Because, seriously, I’ve been doing a lot of running lately. Mostly with my oldest little dude, but running is running and running is bad, bad, bad for my knees and my doctor (my dad) is not happy about it. The deal here is that my oldest little dude got in trouble a while back because he was going places he shouldn’t be going (let’s just say the letters p, o, r and n were involved and leave it at that) and so he was given a choice by my wife, known to me as She Who Lays Down The Law And Love Using The Whip To Do It. He could either write up a 10-page paper about, oh, any number of things, or he could start in training and run a 5 K. And, guess what? He decided to go with the running, not the writing. I’m pretty sure he’s not my son. I mean, really, who wouldn’t rather write for a few hours as opposed to running for hours and hours and hours? Turns out, it’s my oldest little dude.

Let’s get one thing straight. I hate running. I mean, I really, really hate it. And it’s not just because my dad thinks running is so very, very bad for my knees. (Not just that, Dad. I promise. Look, a squirrel.) I mean, seriously, I’d much rather bang my head against a wall for an hour or so, rather than actually have to run. And, yet, once my darling bride decided my oldest little dude was going to run a 5 K, the second thing she told me was that she wouldn’t have time to train with him and it would be up to me to run with him to get him in shape.

Yeah, you an imagine my joy at hearing that.

But here’s the funny thing. I actually started to enjoy running with my oldest little dude. Sure we both had on iPods and suchlike, but still we were running together and being with each other. He was a bit grumpy, but I was able to compliment him and tell him what a good job he was doing. I think it actually got us to be closer, even if only to grumble about his mother (under our breath).
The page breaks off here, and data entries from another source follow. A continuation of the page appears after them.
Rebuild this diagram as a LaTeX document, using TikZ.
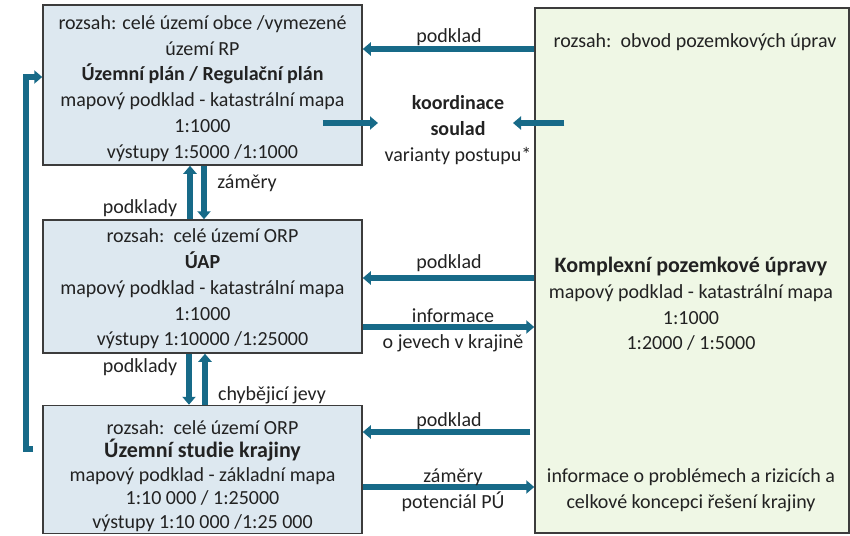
\documentclass[tikz,border=0pt]{standalone}
\usepackage{fontspec}
\setmainfont{Carlito}
\usetikzlibrary{arrows.meta}
\definecolor{flowc}{HTML}{176A88}
\definecolor{boxline}{HTML}{3C3C3C}
\definecolor{bluefill}{HTML}{DDE8F0}
\definecolor{greenfill}{HTML}{EFF7E5}
\definecolor{txt}{HTML}{222222}
\newcommand{\bigbold}[1]{{\fontsize{22}{25.8}\selectfont\textbf{#1}}}
\tikzset{
  basefont/.style={font=\fontsize{20}{25.8}\selectfont, text=txt},
  bluebox/.style={draw=boxline, line width=1.5pt, fill=bluefill, inner sep=0pt},
  greenbox/.style={draw=boxline, line width=1.5pt, fill=greenfill, inner sep=0pt},
  lbl/.style={basefont, align=center, inner sep=0pt},
  flow/.style={draw=flowc, line width=6pt, -{Triangle[width=13pt,length=8pt]}}
}
\begin{document}
\begin{tikzpicture}[x=1pt,y=-1pt]
\useasboundingbox (0,0) rectangle (850,535);
\node[font=\fontsize{46}{46}\selectfont, text=black, inner sep=0pt] (paren) at (-4,46) {)};
% boxes
\node[bluebox, minimum width=319pt, minimum height=160pt] (up) at (202.5,85) {};
\node[bluebox, minimum width=319pt, minimum height=133pt] (mid) at (202.5,286.5) {};
\node[bluebox, minimum width=319pt, minimum height=128pt] (low) at (202.5,469.5) {};
\node[greenbox, minimum width=314pt, minimum height=525pt] (kpu) at (692,270.5) {};
% box texts
\node[lbl] (upt) at (202.5,88.5)
  {rozsah: celé území obce /vymezené\\území RP\\\textbf{Územní plán / Regulační plán}\\mapový podklad - katastrální mapa\\1:1000\\výstupy 1:5000 /1:1000};
\node[lbl] (midt) at (202.5,289)
  {rozsah:\ \ celé území ORP\\\textbf{ÚAP}\\mapový podklad - katastrální mapa\\1:1000\\výstupy 1:10000 /1:25000};
\node[lbl, font=\fontsize{20}{23.5}\selectfont] (lowt) at (202.5,476)
  {rozsah:\ \ celé území ORP\\\bigbold{Územní studie krajiny}\\mapový podklad - základní mapa\\1:10 000 / 1:25000\\výstupy 1:10 000 /1:25 000};
% green texts
\node[lbl] (g1) at (695,42) {rozsah:\ \ obvod pozemkových úprav};
\node[lbl] (g2) at (691,304) {\bigbold{Komplexní pozemkové úpravy}\\mapový podklad - katastrální mapa\\1:1000\\1:2000 / 1:5000};
\node[lbl] (g3) at (691,490) {informace o problémech a rizicích a\\celkové koncepci řešení krajiny};
% koordinace
\node[lbl] (koord) at (458,130) {\textbf{koordinace}\\\textbf{soulad}\\varianty postupu*};
\coordinate (kL) at (378,123);
\coordinate (kR) at (513,123);
\draw[flow] ([xshift=-40pt]up.east |- 0,123) -- (kL);
\draw[flow] ([xshift=30pt]kpu.west |- 0,123) -- (kR);
% horizontal arrows
\draw[flow] (kpu.west |- 0,49) -- (up.east |- 0,49);
\node[lbl] (l1) at (449,37) {podklad};
\draw[flow] (kpu.west |- 0,278) -- (mid.east |- 0,278);
\node[lbl] (l2) at (449,263) {podklad};
\draw[flow] (mid.east |- 0,327) -- (kpu.west |- 0,327);
\node[lbl] (l3) at (453,330) {informace\\o jevech v krajině};
\draw[flow] ([xshift=-4pt]kpu.west |- 0,432) -- (low.east |- 0,432);
\node[lbl] (l4) at (449,421) {podklad};
\draw[flow] (low.east |- 0,487) -- (kpu.west |- 0,487);
\node[lbl] (l5) at (453,490) {záměry\\potenciál PÚ};
% vertical arrows
\draw[flow] (mid.north -| 190,0) -- (up.south -| 190,0);
\draw[flow] (up.south -| 204,0) -- (mid.north -| 204,0);
\node[lbl] (l6) at (247,183) {záměry};
\node[lbl] (l7) at (140,208) {podklady};
\draw[flow] (mid.south -| 189,0) -- (low.north -| 189,0);
\draw[flow] (low.north -| 205,0) -- (mid.south -| 205,0);
\node[lbl] (l8) at (140,367) {podklady};
\node[lbl] (l9) at (272,395) {chybějicí jevy};
% left loop
\coordinate (loopstart) at (33,449);
\draw[flow] (loopstart) -- (26,449) |- (up.west |- 0,77);
\end{tikzpicture}
\end{document}
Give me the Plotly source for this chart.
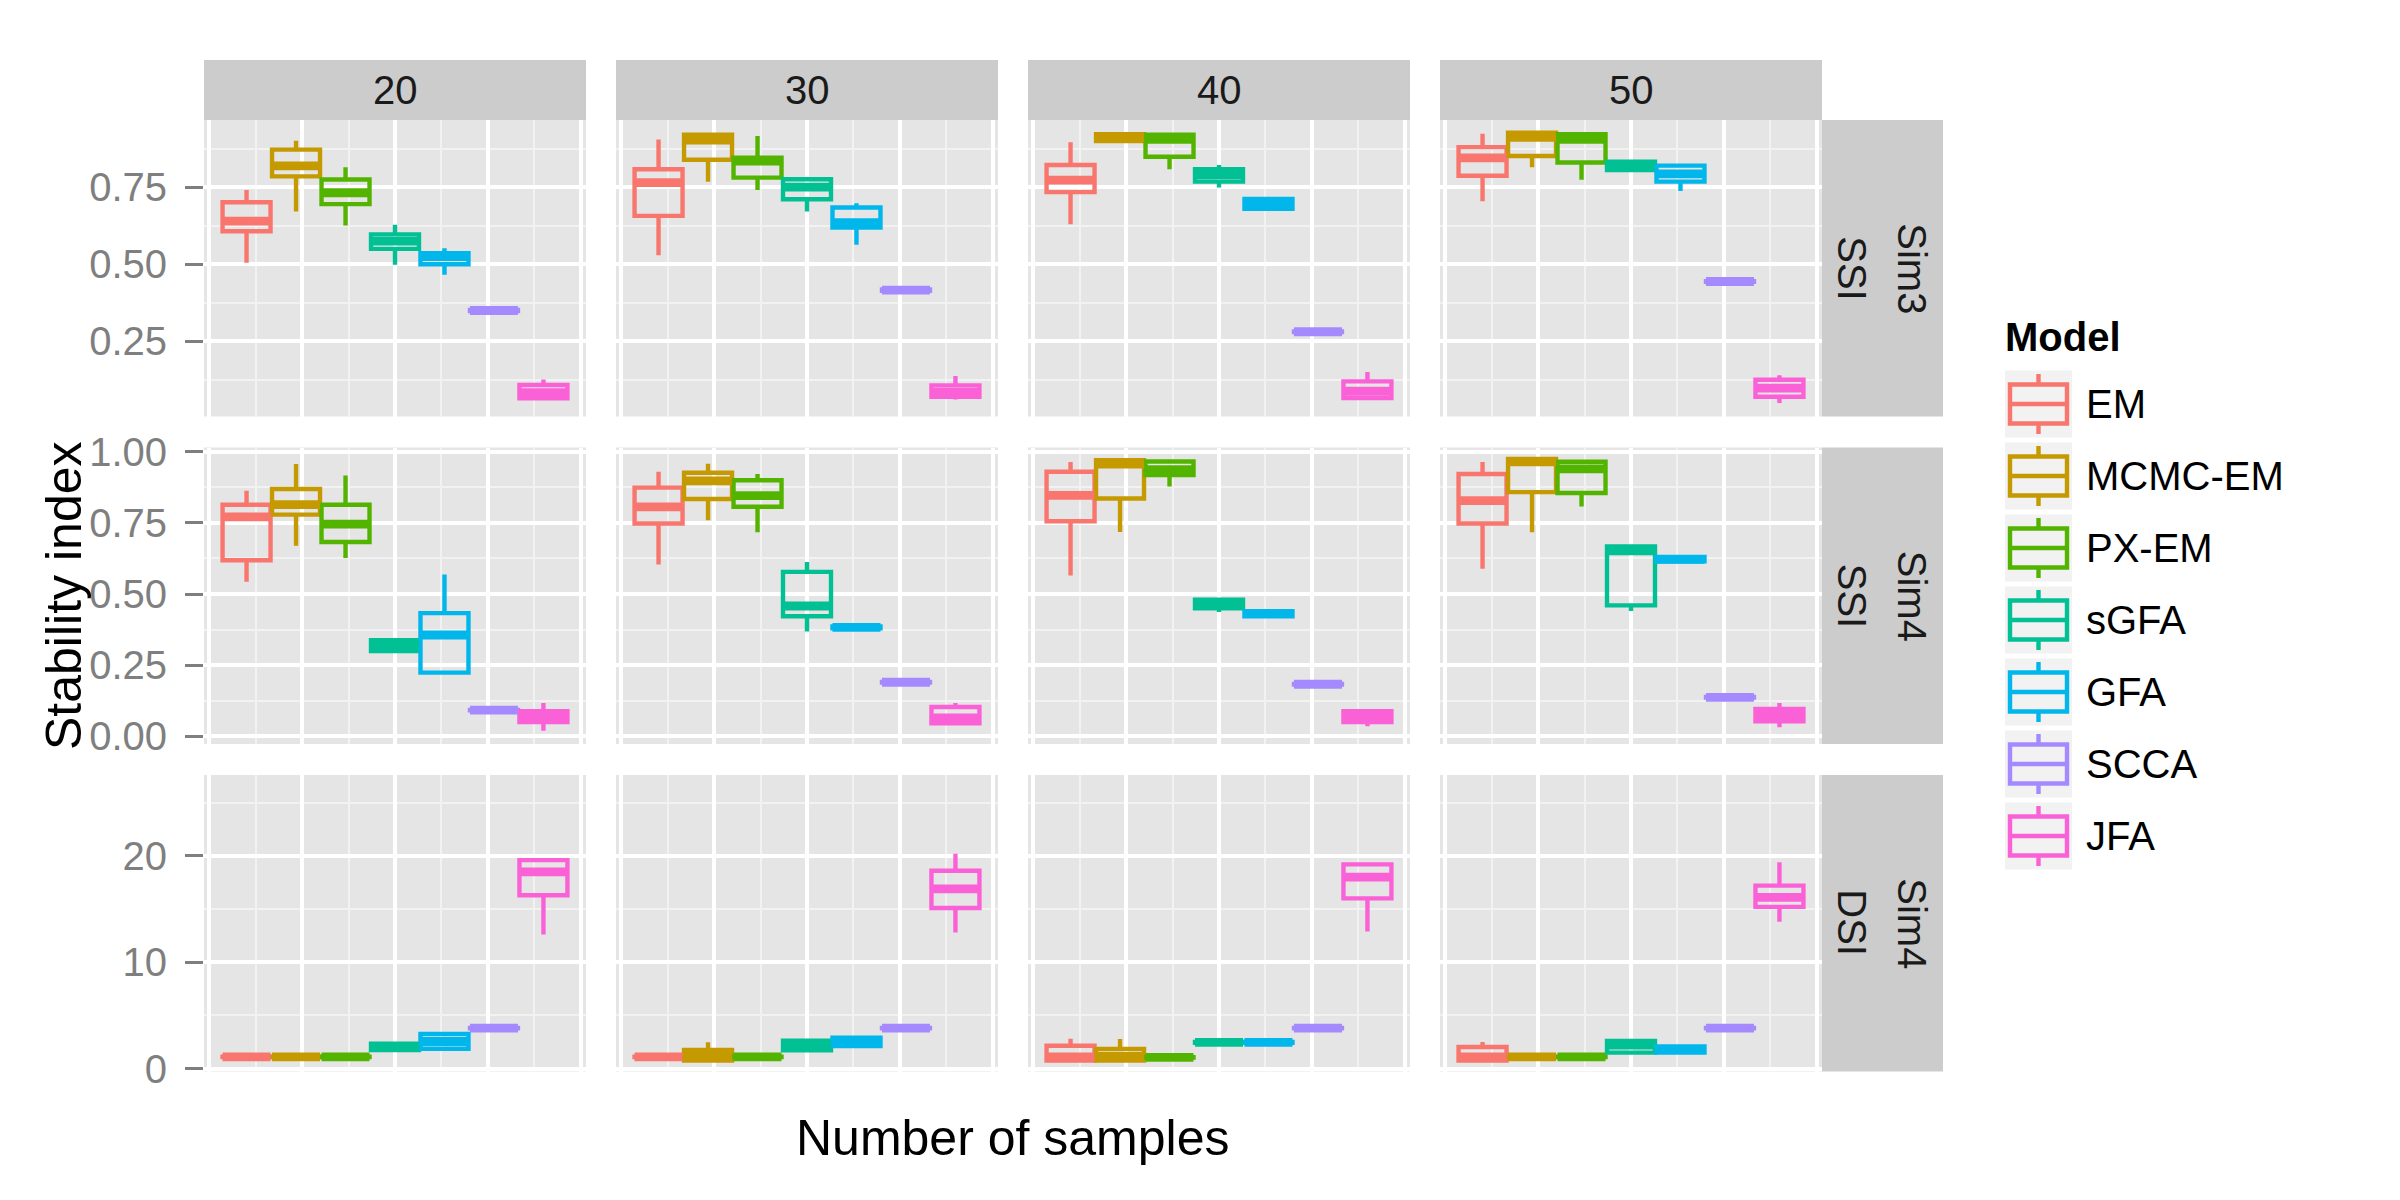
import plotly.graph_objects as go

# categories
models = ["EM", "MCMC-EM", "PX-EM", "sGFA", "GFA", "SCCA", "JFA"]
colors = ["#F8766D", "#C49A00", "#53B400", "#00C094", "#00B6EB", "#A58AFF", "#FB61D7"]
sample_sizes = ["20", "30", "40", "50"]
row_sim = ["Sim3", "Sim4", "Sim4"]
row_index = ["SSI", "SSI", "DSI"]

# Sim3 / SSI  (one list per sample size, models in order above)
sim3_ssi_lo = [[0.505, 0.671, 0.626, 0.498, 0.466, 0.347, 0.061],
               [0.529, 0.768, 0.741, 0.671, 0.563, 0.413, 0.061],
               [0.630, 0.898, 0.808, 0.749, 0.678, 0.279, 0.063],
               [0.704, 0.815, 0.774, 0.800, 0.738, 0.442, 0.050]]
sim3_ssi_q1 = [[0.607, 0.785, 0.695, 0.550, 0.500, 0.348, 0.065],
               [0.657, 0.839, 0.781, 0.711, 0.619, 0.414, 0.070],
               [0.734, 0.900, 0.849, 0.768, 0.680, 0.280, 0.066],
               [0.787, 0.851, 0.830, 0.806, 0.768, 0.443, 0.070]]
sim3_ssi_med = [[0.640, 0.819, 0.732, 0.575, 0.525, 0.350, 0.083],
                [0.765, 0.903, 0.835, 0.750, 0.635, 0.416, 0.085],
                [0.773, 0.912, 0.905, 0.790, 0.697, 0.281, 0.088],
                [0.845, 0.912, 0.905, 0.820, 0.793, 0.444, 0.098]]
sim3_ssi_q3 = [[0.701, 0.872, 0.775, 0.597, 0.536, 0.352, 0.108],
               [0.808, 0.920, 0.846, 0.776, 0.684, 0.418, 0.107],
               [0.822, 0.922, 0.920, 0.808, 0.712, 0.282, 0.120],
               [0.880, 0.927, 0.922, 0.833, 0.820, 0.445, 0.125]]
sim3_ssi_hi = [[0.741, 0.901, 0.815, 0.628, 0.552, 0.353, 0.126],
               [0.905, 0.925, 0.916, 0.779, 0.698, 0.419, 0.137],
               [0.896, 0.925, 0.923, 0.822, 0.714, 0.283, 0.150],
               [0.923, 0.930, 0.925, 0.840, 0.820, 0.446, 0.140]]

# Sim4 / SSI
sim4_ssi_lo = [[0.543, 0.670, 0.627, 0.297, 0.221, 0.090, 0.020],
               [0.604, 0.759, 0.717, 0.368, 0.378, 0.188, 0.043],
               [0.565, 0.718, 0.878, 0.437, 0.420, 0.181, 0.035],
               [0.589, 0.717, 0.808, 0.440, 0.615, 0.135, 0.032]]
sim4_ssi_q1 = [[0.619, 0.779, 0.683, 0.300, 0.224, 0.091, 0.050],
               [0.748, 0.834, 0.807, 0.422, 0.380, 0.189, 0.046],
               [0.756, 0.836, 0.918, 0.450, 0.422, 0.182, 0.050],
               [0.748, 0.858, 0.855, 0.460, 0.615, 0.136, 0.053]]
sim4_ssi_med = [[0.771, 0.814, 0.746, 0.320, 0.356, 0.092, 0.070],
                [0.806, 0.898, 0.846, 0.458, 0.383, 0.190, 0.065],
                [0.847, 0.957, 0.937, 0.467, 0.432, 0.183, 0.070],
                [0.828, 0.965, 0.940, 0.652, 0.622, 0.137, 0.075]]
sim4_ssi_q3 = [[0.814, 0.869, 0.814, 0.338, 0.433, 0.093, 0.088],
               [0.874, 0.926, 0.900, 0.578, 0.386, 0.191, 0.103],
               [0.930, 0.970, 0.966, 0.480, 0.440, 0.184, 0.088],
               [0.922, 0.975, 0.965, 0.667, 0.630, 0.138, 0.096]]
sim4_ssi_hi = [[0.863, 0.957, 0.917, 0.341, 0.569, 0.094, 0.117],
               [0.930, 0.958, 0.922, 0.613, 0.388, 0.192, 0.117],
               [0.964, 0.972, 0.968, 0.482, 0.442, 0.185, 0.090],
               [0.964, 0.975, 0.967, 0.668, 0.632, 0.139, 0.117]]

# Sim4 / DSI
sim4_dsi_lo = [[1.05, 1.05, 1.05, 1.70, 1.84, 3.75, 12.6],
               [1.05, 0.70, 1.05, 1.70, 2.10, 3.75, 12.8],
               [0.72, 0.72, 1.00, 2.40, 2.40, 3.75, 12.9],
               [0.72, 1.05, 1.05, 1.45, 1.48, 3.75, 13.8]]
sim4_dsi_q1 = [[1.08, 1.08, 1.08, 1.75, 1.87, 3.78, 16.3],
               [1.08, 0.75, 1.08, 1.72, 2.12, 3.78, 15.1],
               [0.75, 0.75, 1.03, 2.43, 2.43, 3.78, 16.0],
               [0.75, 1.08, 1.08, 1.50, 1.50, 3.78, 15.2]]
sim4_dsi_med = [[1.10, 1.10, 1.10, 2.10, 2.55, 3.80, 18.5],
                [1.10, 1.20, 1.10, 2.20, 2.50, 3.80, 16.9],
                [1.10, 1.15, 1.05, 2.47, 2.47, 3.80, 18.0],
                [1.10, 1.10, 1.10, 2.20, 1.80, 3.80, 16.1]]
sim4_dsi_q3 = [[1.12, 1.12, 1.12, 2.35, 3.25, 3.82, 19.6],
               [1.12, 1.75, 1.12, 2.62, 2.90, 3.82, 18.6],
               [2.15, 1.85, 1.07, 2.51, 2.51, 3.82, 19.2],
               [2.03, 1.12, 1.12, 2.60, 2.08, 3.82, 17.2]]
sim4_dsi_hi = [[1.15, 1.15, 1.15, 2.40, 3.30, 3.85, 19.8],
               [1.15, 2.47, 1.15, 2.66, 2.94, 3.85, 20.2],
               [2.80, 2.78, 1.10, 2.55, 2.55, 3.85, 19.4],
               [2.50, 1.15, 1.15, 2.62, 2.10, 3.85, 19.4]]

# y axis per row
y_ranges = [[0.006, 0.968], [-0.027, 1.015], [-0.27, 27.6]]
y_tickvals = [[0.25, 0.5, 0.75], [0, 0.25, 0.5, 0.75, 1.0], [0, 10, 20]]
y_ticktext = [["0.25", "0.50", "0.75"], ["0.00", "0.25", "0.50", "0.75", "1.00"], ["0", "10", "20"]]
y_minor = [[0.125, 0.375, 0.625, 0.875], [0.125, 0.375, 0.625, 0.875], [5, 15, 25]]

rows = [
    (sim3_ssi_lo, sim3_ssi_q1, sim3_ssi_med, sim3_ssi_q3, sim3_ssi_hi),
    (sim4_ssi_lo, sim4_ssi_q1, sim4_ssi_med, sim4_ssi_q3, sim4_ssi_hi),
    (sim4_dsi_lo, sim4_dsi_q1, sim4_dsi_med, sim4_dsi_q3, sim4_dsi_hi),
]

W, H = 2400, 1200
FONT = "Liberation Sans, Arial, Helvetica, sans-serif"
BOX_W = 0.97
LW = 4.4

# panel geometry in pixels
col_x = [(204, 586), (616, 998), (1028, 1410), (1440, 1822)]
row_y = [(120, 416.5), (447.5, 744), (775, 1071.5)]


def fx(p):
    return p / W


def fy(p):
    return 1 - p / H


def label(text, xp, yp, size=40, color="black", angle=0, xanchor="center"):
    return dict(text=text, x=fx(xp), y=fy(yp), xref="paper", yref="paper",
                xanchor=xanchor, yanchor="middle", textangle=angle, showarrow=False,
                font=dict(family=FONT, size=size, color=color))


def seg(x0, y0, x1, y1, line, kind="line", **kw):
    return dict(type=kind, xref="paper", yref="paper", x0=fx(x0), x1=fx(x1),
                y0=fy(y0), y1=fy(y1), line=line, **kw)


fig = go.Figure()
layout_axes = {}
shapes = []
annotations = []

for r, (lo, q1, med, q3, hi) in enumerate(rows):
    for c in range(4):
        n = r * 4 + c + 1
        xa = "x" if n == 1 else f"x{n}"
        ya = "y" if n == 1 else f"y{n}"
        for i, m in enumerate(models):
            fig.add_trace(go.Box(
                x=[i], q1=[q1[c][i]], median=[med[c][i]], q3=[q3[c][i]],
                lowerfence=[lo[c][i]], upperfence=[hi[c][i]],
                width=BOX_W, whiskerwidth=0, boxpoints=False,
                fillcolor="rgba(0,0,0,0)", line=dict(color=colors[i], width=LW),
                name=m, showlegend=False, xaxis=xa, yaxis=ya, hoverinfo="skip",
            ))
            # fattened median line, as ggplot draws it
            fig.add_trace(go.Scatter(
                x=[i - BOX_W / 2, i + BOX_W / 2], y=[med[c][i], med[c][i]],
                mode="lines", line=dict(color=colors[i], width=LW * 2),
                showlegend=False, xaxis=xa, yaxis=ya, hoverinfo="skip",
            ))

        x0, x1 = col_x[c]
        y0, y1 = row_y[r]
        layout_axes["xaxis" if n == 1 else f"xaxis{n}"] = dict(
            domain=[fx(x0), fx(x1)], anchor=ya, range=[-0.86, 6.86], automargin=False,
            tickmode="array", tickvals=[-0.75, 1.125, 3.0, 4.875, 6.75],
            showticklabels=False, ticks="", showgrid=True, gridcolor="white", gridwidth=3.5,
            minor=dict(tickmode="array", tickvals=[0.1875, 2.0625, 3.9375, 5.8125],
                       showgrid=True, gridcolor="#F2F2F2", gridwidth=1.8, ticks=""),
            zeroline=False, showline=False, fixedrange=True,
        )
        layout_axes["yaxis" if n == 1 else f"yaxis{n}"] = dict(
            domain=[fy(y1), fy(y0)], anchor=xa, range=y_ranges[r], automargin=False,
            tickmode="array", tickvals=y_tickvals[r], ticktext=y_ticktext[r],
            showticklabels=(c == 0), ticks="outside" if c == 0 else "",
            ticklen=18, tickwidth=3, tickcolor="#7F7F7F", ticklabelstandoff=10,
            tickfont=dict(family=FONT, size=40, color="#7F7F7F"),
            showgrid=True, gridcolor="white", gridwidth=3.5,
            minor=dict(tickmode="array", tickvals=y_minor[r],
                       showgrid=True, gridcolor="#F2F2F2", gridwidth=1.8, ticks=""),
            zeroline=False, showline=False, fixedrange=True,
        )

# top strips
for c, lab in enumerate(sample_sizes):
    x0, x1 = col_x[c]
    shapes.append(seg(x0, 120, x1, 60, dict(width=0), kind="rect", fillcolor="#CCCCCC", layer="below"))
    annotations.append(label(lab, (x0 + x1) / 2, 90, color="#1A1A1A"))

# right strips
for r in range(3):
    y0, y1 = row_y[r]
    shapes.append(seg(1822, y1, 1943, y0, dict(width=0), kind="rect", fillcolor="#CCCCCC", layer="below"))
    annotations.append(label(row_sim[r], 1912, (y0 + y1) / 2, color="#1A1A1A", angle=90))
    annotations.append(label(row_index[r], 1852, (y0 + y1) / 2, color="#1A1A1A", angle=90))

# axis titles
annotations.append(label("Number of samples", 1013, 1138, size=50))
annotations.append(label("Stability index", 64, 596, size=50, angle=-90))

# legend, drawn like ggplot's boxplot keys
annotations.append(label("<b>Model</b>", 2003, 337, xanchor="left"))
for i, m in enumerate(models):
    cy = 404 + 72 * i
    shapes.append(seg(2005, cy + 33.5, 2072, cy - 33.5, dict(width=0), kind="rect", fillcolor="#F2F2F2"))
    kl = dict(color=colors[i], width=LW)
    shapes.append(seg(2010, cy + 19.5, 2067, cy - 19.5, kl, kind="rect"))
    shapes.append(seg(2010, cy, 2067, cy, kl))
    shapes.append(seg(2038.5, cy - 19.5, 2038.5, cy - 30, kl))
    shapes.append(seg(2038.5, cy + 19.5, 2038.5, cy + 30, kl))
    annotations.append(label(m, 2084, cy, xanchor="left"))

fig.update_layout(
    template="none",
    width=W, height=H, autosize=False,
    margin=dict(l=0, r=0, t=0, b=0, pad=0),
    paper_bgcolor="white", plot_bgcolor="#E5E5E5",
    boxmode="overlay", showlegend=False,
    shapes=shapes, annotations=annotations,
    font=dict(family=FONT),
    **layout_axes,
)

fig.write_html("out.html", config={"displayModeBar": False},
               post_script="document.body.style.margin='0';")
Last weekend was the day of our 5 K and, of course, it was also the first day of four days of rain. My oldest little dude and I drove out to a the local park, stopped the car and tried to wait out the rain. With five minutes to go, we decided to get to the start line. We were about 300 yards from the start when the official fired off the gun and most everybody else started running. My oldest little dude and I started running, just trying to catch up with the people who were walking.

It was an odd sensation. I was actually passing people and they weren’t passing me by again. Very new. We did pretty well, running in the rain and getting wet and slogging through the mud and the water and the goose poop. That last was a load of fun.

With about 150 yards to go, I patted him on the shoulder and then started my kick. I moved ahead of him for about 15 seconds. At that point, the little dude passed me like I was standing still. He sprinted past the finish line and didn’t look back. Of course, he almost puked as soon as he stopped, but, still, he looked good going across the line. At least better than his old man, who staggered across while trying to pretend he wasn’t totally dead.

Even though I whined and moaned whenever I had to go out and run with the little dude, I think his mom had the right idea. I found that I really enjoyed running around with him. Sorry, Dad. I think I might keep it up. If only I can keep the little dude running and not trying to kill me for it.